The employees who are making Detroit Golf Club a playable PGA Tour-caliber golf course this week are calling for the end of negotiations and a new contract. If it doesn’t happen by the time the Rocket Mortgage Classic tees off on Thursday, then the union says it’s willing to strike.
“Come (Thursday) when this tournament starts,” said Kevin Moore, president of local union, Teamsters Local 299, and executive board member of the International Brotherhood of Teamsters, “we’re going to do what we have to do. Demonstrations, strikes, whatever is at our disposal.”
A seven-member group of mechanics and groundskeepers represented by Teamsters Local 299 saw their contract expire in 2018. The club had been asking for a contract that included a “3% pay raise, health care relief and job security language,” according to a news release on Monday..
Detroit Golf Club president Andrew Glassberg said in a statement Monday the club offered a contract with benefits and salaries 4% higher per year than the current contract and a 17% increase over the duration.
Moore says Glassberg’s claims aren’t true, and that after Glassberg went through a federal mediator, the workers were offered less than the 3% raise the union had asked for. The union filed its unfair labor practice charge against the golf club in May, citing a “failure to negotiate in good faith,” according to Monday’s release.
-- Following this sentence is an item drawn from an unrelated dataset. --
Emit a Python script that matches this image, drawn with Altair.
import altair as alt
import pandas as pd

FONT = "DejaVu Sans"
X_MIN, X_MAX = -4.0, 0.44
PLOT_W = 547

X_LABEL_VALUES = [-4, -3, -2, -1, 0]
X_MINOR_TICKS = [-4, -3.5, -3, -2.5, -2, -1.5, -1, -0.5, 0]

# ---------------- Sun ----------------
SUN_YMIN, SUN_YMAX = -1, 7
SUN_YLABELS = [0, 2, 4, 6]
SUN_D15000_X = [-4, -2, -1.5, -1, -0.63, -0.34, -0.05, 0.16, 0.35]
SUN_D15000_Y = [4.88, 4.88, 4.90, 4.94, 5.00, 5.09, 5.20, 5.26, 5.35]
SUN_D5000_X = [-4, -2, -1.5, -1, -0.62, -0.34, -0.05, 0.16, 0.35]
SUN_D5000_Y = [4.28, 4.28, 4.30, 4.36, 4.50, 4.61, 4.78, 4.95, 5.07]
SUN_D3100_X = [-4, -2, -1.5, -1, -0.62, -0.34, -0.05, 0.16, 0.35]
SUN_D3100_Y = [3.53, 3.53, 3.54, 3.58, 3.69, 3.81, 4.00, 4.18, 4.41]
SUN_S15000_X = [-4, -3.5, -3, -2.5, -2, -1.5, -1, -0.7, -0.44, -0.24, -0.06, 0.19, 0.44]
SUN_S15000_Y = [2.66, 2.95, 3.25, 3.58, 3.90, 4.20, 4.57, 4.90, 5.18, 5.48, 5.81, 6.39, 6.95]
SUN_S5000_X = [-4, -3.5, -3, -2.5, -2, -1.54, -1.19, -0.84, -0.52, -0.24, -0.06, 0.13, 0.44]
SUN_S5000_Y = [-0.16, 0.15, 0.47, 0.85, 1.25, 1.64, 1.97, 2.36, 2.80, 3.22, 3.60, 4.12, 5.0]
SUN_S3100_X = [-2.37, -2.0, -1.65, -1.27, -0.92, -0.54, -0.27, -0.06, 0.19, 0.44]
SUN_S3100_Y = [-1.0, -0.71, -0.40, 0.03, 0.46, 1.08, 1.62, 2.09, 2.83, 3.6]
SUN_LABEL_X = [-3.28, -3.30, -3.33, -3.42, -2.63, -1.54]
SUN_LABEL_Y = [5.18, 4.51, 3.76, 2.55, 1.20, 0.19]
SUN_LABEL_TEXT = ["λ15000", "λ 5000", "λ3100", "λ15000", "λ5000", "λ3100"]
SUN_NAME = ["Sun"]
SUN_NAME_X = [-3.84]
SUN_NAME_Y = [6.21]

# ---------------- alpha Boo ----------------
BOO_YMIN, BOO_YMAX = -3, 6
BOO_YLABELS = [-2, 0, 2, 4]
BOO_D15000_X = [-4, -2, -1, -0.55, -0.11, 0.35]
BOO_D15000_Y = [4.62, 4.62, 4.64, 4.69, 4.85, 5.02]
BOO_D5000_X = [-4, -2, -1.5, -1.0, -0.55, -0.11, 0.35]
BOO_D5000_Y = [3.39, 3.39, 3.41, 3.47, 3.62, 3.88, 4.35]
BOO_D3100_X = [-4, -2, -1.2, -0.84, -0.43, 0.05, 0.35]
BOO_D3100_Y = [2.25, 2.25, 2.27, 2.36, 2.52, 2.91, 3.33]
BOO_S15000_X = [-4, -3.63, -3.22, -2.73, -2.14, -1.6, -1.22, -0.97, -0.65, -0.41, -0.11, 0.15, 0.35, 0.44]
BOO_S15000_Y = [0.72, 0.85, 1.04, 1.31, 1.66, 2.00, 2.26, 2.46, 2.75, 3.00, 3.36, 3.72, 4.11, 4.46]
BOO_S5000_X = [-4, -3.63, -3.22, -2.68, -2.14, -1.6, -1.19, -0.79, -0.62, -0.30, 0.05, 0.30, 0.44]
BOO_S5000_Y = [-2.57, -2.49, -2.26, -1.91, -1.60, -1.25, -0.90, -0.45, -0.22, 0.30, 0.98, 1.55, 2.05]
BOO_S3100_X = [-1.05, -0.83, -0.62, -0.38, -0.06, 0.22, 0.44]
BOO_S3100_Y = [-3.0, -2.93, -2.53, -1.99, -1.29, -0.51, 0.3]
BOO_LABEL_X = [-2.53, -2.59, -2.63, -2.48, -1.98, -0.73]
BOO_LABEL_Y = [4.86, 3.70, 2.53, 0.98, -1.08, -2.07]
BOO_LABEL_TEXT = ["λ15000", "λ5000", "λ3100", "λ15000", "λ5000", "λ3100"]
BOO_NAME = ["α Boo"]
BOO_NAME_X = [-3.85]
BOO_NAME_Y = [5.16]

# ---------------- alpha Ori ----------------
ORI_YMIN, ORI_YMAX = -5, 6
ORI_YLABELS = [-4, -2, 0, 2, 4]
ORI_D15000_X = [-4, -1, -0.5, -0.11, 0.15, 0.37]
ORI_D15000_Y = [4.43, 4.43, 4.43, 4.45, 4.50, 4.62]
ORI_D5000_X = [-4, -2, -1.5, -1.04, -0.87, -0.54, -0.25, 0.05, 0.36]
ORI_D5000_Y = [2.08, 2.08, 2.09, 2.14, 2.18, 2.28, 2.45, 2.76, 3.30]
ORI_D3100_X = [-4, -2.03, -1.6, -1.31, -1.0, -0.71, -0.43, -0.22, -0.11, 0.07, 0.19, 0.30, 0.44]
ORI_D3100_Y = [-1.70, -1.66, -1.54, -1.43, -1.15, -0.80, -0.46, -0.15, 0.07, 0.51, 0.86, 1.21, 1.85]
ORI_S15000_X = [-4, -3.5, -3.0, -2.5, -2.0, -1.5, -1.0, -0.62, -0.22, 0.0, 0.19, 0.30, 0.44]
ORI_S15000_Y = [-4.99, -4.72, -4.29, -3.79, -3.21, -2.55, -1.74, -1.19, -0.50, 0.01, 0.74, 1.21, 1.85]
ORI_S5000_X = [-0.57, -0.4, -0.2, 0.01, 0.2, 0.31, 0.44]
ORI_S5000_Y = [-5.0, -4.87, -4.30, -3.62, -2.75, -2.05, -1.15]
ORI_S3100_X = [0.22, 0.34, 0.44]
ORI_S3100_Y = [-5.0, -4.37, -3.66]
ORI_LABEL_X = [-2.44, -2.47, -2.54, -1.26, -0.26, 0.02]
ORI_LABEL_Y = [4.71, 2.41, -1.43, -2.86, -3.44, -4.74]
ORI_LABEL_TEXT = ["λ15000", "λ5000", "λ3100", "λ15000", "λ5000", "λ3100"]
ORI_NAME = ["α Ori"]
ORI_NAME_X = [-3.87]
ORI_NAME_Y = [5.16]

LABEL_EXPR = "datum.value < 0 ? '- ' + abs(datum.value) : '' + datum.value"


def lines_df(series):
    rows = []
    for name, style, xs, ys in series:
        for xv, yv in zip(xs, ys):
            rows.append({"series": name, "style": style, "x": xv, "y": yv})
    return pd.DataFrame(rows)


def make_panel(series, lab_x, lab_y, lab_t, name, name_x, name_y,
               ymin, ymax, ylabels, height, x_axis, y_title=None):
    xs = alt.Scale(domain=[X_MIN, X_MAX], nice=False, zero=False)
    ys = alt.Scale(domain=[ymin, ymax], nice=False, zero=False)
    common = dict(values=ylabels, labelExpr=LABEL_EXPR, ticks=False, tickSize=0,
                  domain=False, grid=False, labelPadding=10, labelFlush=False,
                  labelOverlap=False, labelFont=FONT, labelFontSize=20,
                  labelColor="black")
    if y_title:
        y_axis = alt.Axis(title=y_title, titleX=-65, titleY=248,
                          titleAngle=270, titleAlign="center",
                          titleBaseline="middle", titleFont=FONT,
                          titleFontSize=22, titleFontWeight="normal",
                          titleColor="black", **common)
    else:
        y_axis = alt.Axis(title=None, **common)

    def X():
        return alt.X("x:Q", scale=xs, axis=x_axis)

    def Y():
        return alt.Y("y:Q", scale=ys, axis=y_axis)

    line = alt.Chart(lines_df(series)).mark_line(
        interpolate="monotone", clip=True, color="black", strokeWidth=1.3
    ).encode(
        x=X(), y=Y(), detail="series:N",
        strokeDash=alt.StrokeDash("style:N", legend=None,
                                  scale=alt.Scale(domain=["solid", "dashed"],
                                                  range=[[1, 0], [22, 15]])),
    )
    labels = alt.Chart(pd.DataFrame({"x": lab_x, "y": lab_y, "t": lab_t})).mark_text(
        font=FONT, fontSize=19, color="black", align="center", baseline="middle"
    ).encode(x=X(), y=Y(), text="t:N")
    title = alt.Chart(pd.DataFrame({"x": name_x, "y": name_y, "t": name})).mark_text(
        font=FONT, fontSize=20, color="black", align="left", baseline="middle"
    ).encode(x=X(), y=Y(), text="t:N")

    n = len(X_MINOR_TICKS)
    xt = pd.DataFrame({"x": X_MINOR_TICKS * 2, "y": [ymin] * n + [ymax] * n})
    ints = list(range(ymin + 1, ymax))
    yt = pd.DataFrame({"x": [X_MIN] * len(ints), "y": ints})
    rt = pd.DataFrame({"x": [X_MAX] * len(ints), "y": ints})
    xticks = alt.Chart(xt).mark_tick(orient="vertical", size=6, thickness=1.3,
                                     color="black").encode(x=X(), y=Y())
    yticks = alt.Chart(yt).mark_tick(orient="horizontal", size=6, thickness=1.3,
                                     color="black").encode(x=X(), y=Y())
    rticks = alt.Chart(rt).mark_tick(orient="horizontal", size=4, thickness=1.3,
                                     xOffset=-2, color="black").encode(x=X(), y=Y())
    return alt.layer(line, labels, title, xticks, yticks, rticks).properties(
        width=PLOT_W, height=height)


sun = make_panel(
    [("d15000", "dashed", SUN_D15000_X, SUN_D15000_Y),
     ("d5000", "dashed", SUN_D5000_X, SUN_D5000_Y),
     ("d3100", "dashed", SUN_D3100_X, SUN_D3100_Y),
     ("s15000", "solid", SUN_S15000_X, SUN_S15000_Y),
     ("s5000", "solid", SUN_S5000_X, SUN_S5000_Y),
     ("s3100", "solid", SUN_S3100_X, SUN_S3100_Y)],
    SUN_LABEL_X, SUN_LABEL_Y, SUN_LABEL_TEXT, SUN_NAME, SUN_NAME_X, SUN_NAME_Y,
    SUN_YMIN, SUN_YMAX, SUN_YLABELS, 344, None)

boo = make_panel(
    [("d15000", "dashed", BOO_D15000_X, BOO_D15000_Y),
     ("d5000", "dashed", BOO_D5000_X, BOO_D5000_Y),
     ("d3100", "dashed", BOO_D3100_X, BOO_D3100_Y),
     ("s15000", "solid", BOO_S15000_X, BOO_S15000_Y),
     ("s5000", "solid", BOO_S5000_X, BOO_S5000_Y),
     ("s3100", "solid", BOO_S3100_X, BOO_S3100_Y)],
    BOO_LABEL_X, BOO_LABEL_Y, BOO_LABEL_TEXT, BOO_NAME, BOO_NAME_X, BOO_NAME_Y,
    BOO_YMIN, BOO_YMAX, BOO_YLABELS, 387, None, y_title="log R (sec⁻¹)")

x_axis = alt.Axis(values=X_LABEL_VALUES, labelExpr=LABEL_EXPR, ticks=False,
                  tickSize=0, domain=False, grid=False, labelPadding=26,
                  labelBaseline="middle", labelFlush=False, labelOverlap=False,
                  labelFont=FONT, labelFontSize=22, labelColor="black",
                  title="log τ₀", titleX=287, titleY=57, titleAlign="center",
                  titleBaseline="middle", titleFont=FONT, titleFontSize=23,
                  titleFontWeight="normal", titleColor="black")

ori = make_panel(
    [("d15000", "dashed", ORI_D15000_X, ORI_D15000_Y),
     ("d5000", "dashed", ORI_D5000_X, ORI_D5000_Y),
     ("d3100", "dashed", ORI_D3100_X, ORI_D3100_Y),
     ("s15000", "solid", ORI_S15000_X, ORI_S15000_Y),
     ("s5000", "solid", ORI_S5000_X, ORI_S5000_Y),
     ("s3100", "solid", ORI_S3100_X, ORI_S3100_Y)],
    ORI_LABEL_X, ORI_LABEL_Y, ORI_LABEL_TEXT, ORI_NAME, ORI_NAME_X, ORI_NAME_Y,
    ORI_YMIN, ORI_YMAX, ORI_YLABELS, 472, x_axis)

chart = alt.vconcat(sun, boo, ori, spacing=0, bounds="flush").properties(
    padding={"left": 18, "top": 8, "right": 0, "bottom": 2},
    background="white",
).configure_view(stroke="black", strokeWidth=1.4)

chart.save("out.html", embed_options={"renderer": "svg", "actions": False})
Glassberg walked out of negotiations with the union on June 14.
“We believe our offer is more than fair,” Glassberg said in a statement on Monday. “We are ready to reach a resolution with the union, as we have since the contract expired roughly one year ago. Unfortunately, the union cancelled bargaining sessions, delayed the negotiating process, and chose this historic event to make its statement.”
Moore claims the club offered a $500 one-time signing bonus, but Teamsters countered with a 45 cent (3%) hourly pay increase which was denied.
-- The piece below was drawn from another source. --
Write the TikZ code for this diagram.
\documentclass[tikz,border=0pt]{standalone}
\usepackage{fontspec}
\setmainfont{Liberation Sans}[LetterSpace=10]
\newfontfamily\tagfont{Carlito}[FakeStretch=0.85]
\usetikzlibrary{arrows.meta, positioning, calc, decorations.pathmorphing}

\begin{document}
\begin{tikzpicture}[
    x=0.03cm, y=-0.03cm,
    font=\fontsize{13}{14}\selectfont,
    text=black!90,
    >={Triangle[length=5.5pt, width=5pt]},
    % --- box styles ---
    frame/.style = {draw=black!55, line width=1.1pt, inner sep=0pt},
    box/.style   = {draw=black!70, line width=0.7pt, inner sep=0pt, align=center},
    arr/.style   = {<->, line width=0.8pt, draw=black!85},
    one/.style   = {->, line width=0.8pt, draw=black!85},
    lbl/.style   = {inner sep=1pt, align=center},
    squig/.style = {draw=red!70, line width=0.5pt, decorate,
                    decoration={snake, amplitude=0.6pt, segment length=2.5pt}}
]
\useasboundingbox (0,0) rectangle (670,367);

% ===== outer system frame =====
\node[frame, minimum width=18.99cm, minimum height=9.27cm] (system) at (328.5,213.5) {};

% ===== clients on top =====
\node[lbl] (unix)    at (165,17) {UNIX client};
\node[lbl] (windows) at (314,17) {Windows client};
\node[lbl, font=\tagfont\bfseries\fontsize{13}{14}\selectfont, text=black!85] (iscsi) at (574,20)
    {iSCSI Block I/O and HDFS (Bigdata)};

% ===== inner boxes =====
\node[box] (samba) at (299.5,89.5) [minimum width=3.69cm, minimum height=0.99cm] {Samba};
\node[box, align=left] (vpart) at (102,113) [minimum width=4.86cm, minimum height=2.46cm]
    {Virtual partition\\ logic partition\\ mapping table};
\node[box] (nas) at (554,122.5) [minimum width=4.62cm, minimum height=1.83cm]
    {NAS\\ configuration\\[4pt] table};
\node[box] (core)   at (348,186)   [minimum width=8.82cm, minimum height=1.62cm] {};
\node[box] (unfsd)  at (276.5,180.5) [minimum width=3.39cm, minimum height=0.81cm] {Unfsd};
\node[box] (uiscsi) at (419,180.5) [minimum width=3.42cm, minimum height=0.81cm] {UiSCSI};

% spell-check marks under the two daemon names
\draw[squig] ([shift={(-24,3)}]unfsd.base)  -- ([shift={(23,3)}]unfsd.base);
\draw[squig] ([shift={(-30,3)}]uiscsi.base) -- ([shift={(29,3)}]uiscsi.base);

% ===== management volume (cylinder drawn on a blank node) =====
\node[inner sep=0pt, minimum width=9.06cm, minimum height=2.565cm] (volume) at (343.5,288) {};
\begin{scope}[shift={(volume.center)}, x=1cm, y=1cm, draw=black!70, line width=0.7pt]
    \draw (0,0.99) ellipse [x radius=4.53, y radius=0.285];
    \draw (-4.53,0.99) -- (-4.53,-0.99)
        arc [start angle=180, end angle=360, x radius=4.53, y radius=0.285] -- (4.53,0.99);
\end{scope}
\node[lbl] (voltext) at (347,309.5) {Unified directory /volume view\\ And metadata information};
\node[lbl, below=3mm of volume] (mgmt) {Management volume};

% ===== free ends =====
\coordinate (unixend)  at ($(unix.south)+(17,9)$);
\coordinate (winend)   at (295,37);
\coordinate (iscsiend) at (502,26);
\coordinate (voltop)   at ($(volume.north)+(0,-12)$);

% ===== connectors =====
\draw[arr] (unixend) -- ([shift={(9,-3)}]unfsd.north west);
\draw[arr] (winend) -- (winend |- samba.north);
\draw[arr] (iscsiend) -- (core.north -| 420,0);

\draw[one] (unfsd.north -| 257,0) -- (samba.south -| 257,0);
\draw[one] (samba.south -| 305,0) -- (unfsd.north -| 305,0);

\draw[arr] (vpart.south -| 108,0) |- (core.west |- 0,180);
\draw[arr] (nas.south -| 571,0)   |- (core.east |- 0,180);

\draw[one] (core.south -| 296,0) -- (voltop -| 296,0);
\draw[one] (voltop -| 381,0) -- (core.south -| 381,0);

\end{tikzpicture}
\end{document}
He also says the the golf club forced workers to take a 15-to-20% wage reduction in 2015, then increased the out-of-pocket healthcare expense nearly $600 a month for family medical. Moore said management switched from the Michigan Teamsters health plan into a Detroit Golf Club-sponsored health plan.
“It was a garbage plan,” Moore said on Monday, “and they shoved the workers’ expenses down their throat.”
Detroit Golf Club workers have over 170 years of combined professional coursework, according to a release from Teamsters Local 299 sent on Thursday. On the course Monday, groundskeeper George D. Breault said he is a union member but was advised not to talk about negotiations.
“We’re happy about the revitalization of Detroit,” Moore said, “but the way they want to represent these members is absolutely horrendous.”
Detroit Golf Club is hosting the Rocket Mortgage Classic this week, the first PGA Tour event in Detroit. It’s the first time the tour has been in Michigan since the Buick Open’s final year in Grand Blanc in 2009.
Moore said nobody from Rocket Mortgage, the tournament title sponsor, or the PGA Tour has reached out to him, but he’s also unsure if the issue is even on their radar. Moore said in addition to the seven full-time workers, there are 40 temporary workers.
“The eyes of the world are upon us and this golf course, like the City of Detroit, has never shined brighter,” Glassberg said. “Unfortunately, the Teamsters have chosen this magnificent event that celebrates Detroit and supports local non-profit organizations to score political points for their bosses in Washington.”
“We are proud of our workforce,” he continued. “We are lucky to have such great groundskeepers and mechanics working the Rocket Mortgage Classic and throughout the year — and are determined to continue compensating our team with above-market pay and benefits.”